Шопенгауэр доказывает, однако, что этот детерминизм характера не исключает изменений в поведении. Предположим, к примеру, что я привык действовать таким способом, который более всего рассчитан на то, чтобы приносить мне финансовую выгоду. В один прекрасный день кто-то убеждает меня, что сокровище на небесах более ценно и сохраняется дольше, чем на Земле. И мое новое убеждение приводит к изменению поведения. Вместо того чтобы попытаться воспользоваться случаем для обогащения себя за счет Тома Джонса, я предоставляю ему возможность получить финансовую выгоду. Мои друзья, если они у меня есть, могут сказать, что мой характер изменился. На деле, однако, я человек того же рода, что и раньше. Поступки, которые я ныне совершаю, отличны от моих прошлых действий, но мой характер не изменился. Ведь я действую по мотиву того же рода, а именно сообразно личной выгоде, хотя я изменил взгляд на то, что составляет наиболее выгодную линию поведения. Иными словами, мой умопостигаемый характер определяет, какого рода мотивы подвигают меня к действию; и мотив остается тем же самым, коплю ли я сокровища на Земле или отказываюсь от них ради небесного богатства.
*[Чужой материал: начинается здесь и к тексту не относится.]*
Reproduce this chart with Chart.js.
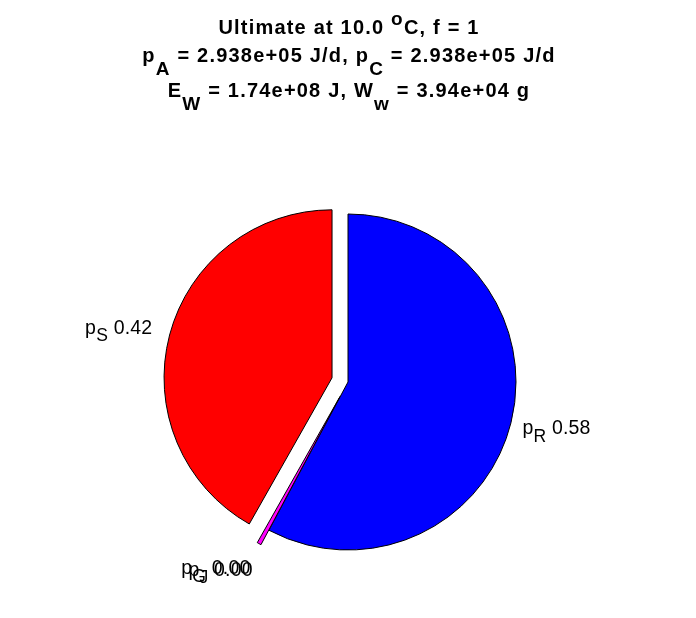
<!DOCTYPE html>
<html><head><meta charset="utf-8">
<script src="https://cdn.jsdelivr.net/npm/chart.js@4"></script>
<style>html,body{margin:0;padding:0;background:#fff}canvas{display:block}</style>
</head><body>
<canvas id="c" width="696" height="618"></canvas>
<script>
// ---- data ----
const fluxSymbol = 'p';
const fluxNames = ['R', 'J', 'G', 'S'];            // subscripts of p_*
const fluxFractions = [0.578, 0.000, 0.004, 0.418];
const fluxColors = ['#0000ff', '#00ff00', '#ff00ff', '#ff0000'];
const explodeFlags = [0, 1, 1, 1];
const titleLines = [
  [['Ultimate at 10.0 ', ''], ['o', '^'], ['C, f = 1', '']],
  [['p', ''], ['A', '_'], [' = 2.938e+05 J/d, p', ''], ['C', '_'], [' = 2.938e+05 J/d', '']],
  [['E', ''], ['W', '_'], [' = 1.74e+08 J, W', ''], ['w', '_'], [' = 3.94e+04 g', '']]
];

// ---- style ----
const FONT = '"Liberation Sans", Arial, Helvetica, sans-serif';
const EXPLODE_PX = 16.5;
const PIE_RADIUS = 168;

function drawRich(ctx, segs, x, y, align, size, bold, subScale, subShift, supShift, spacing) {
  const fontFor = t => `${bold ? 'bold ' : ''}${t ? size * subScale : size}px ${FONT}`;
  ctx.letterSpacing = spacing + 'px';
  const widths = segs.map(([s, t]) => { ctx.font = fontFor(t); return ctx.measureText(s).width; });
  const w = widths.reduce((a, b) => a + b, 0);
  let cx = align === 'center' ? x - w / 2 : align === 'right' ? x - w : x;
  ctx.textAlign = 'left';
  ctx.textBaseline = 'alphabetic';
  segs.forEach(([s, t], i) => {
    ctx.font = fontFor(t);
    const dy = t === '_' ? subShift : t === '^' ? -supShift : 0;
    ctx.fillText(s, cx, y + dy);
    cx += widths[i];
  });
  ctx.letterSpacing = '0px';
}

function explodeVector(arc, i) {
  const mid = (arc.startAngle + arc.endAngle) / 2;
  const d = explodeFlags[i] ? EXPLODE_PX : 0;
  return [Math.cos(mid) * d, Math.sin(mid) * d, Math.cos(mid), Math.sin(mid)];
}

const explodePlugin = {
  id: 'explode',
  beforeDatasetDraw(chart, args) {
    const ctx = chart.ctx;
    args.meta.data.forEach((arc, i) => {
      const [tx, ty] = explodeVector(arc, i);
      ctx.save();
      ctx.translate(tx, ty);
      arc.draw(ctx);
      ctx.restore();
    });
    return false;
  }
};

const overlay = {
  id: 'overlay',
  afterDraw(chart) {
    const ctx = chart.ctx;
    ctx.save();
    ctx.fillStyle = '#000';
    const baselines = [34, 62, 97];
    titleLines.forEach((segs, i) => drawRich(ctx, segs, 349, baselines[i], 'center', 20, true, 0.95, 13, 9, 1.2));
    const meta = chart.getDatasetMeta(0);
    meta.data.forEach((arc, i) => {
      const [tx, ty, dx, dy] = explodeVector(arc, i);
      const r = arc.outerRadius * 1.07 + (explodeFlags[i] ? 6 : 0);
      const ax = arc.x + tx + dx * r;
      const ay = arc.y + ty + dy * r + 10.5 * dy + 6;
      const segs = [[fluxSymbol, ''], [fluxNames[i], '_'], [' ' + fluxFractions[i].toFixed(2), '']];
      drawRich(ctx, segs, ax, ay, dx >= 0 ? 'left' : 'right', 19.5, false, 0.9, 7.5, 0, 0.2);
    });
    ctx.restore();
  }
};

new Chart(document.getElementById('c'), {
  type: 'pie',
  data: {
    labels: fluxNames.map(n => fluxSymbol + n),
    datasets: [{
      data: fluxFractions,
      backgroundColor: fluxColors,
      borderColor: '#000000',
      borderWidth: 1,
      radius: PIE_RADIUS,
      offset: 0
    }]
  },
  options: {
    responsive: false,
    devicePixelRatio: 1,
    animation: false,
    events: [],
    layout: { padding: { top: 160, bottom: 14, left: 0, right: 0 } },
    plugins: { legend: { display: false }, title: { display: false }, tooltip: { enabled: false } }
  },
  plugins: [explodePlugin, overlay]
});
</script>
</body></html>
Конечно, сам по себе этот пример не помогает нам понять, как возможно отрицание воли к жизни. Ибо он иллюстрирует скорее постоянство эгоизма, чем проявление радикального самоотрицания. И хотя он может быть полезен, показывая, как можно правдоподобно согласовать с теорией определения характера те эмпирические факты, которые, как кажется, демонстрируют возможность изменения характера, он не объясняет, как воля к жизни может обернуться к себе в своей объективации и через нее и подвергнуть себя отрицанию. Но пока можно оставить в стороне этот момент. Достаточно отметить, что идея смены точки зрения играет важную роль в философии Шопенгауэра, так же как в философии Спинозы. Ведь Шопенгауэр допускает возможность нового видения сквозь, так сказать, покров Майи, сквозь феноменальный мир индивидуальности и множественности. Это возможно из-за способности интеллекта развиваться за пределы, требующиеся для осуществления его изначально практических функций. И степень морального прогресса соответствует степени проникновения за покров Майи.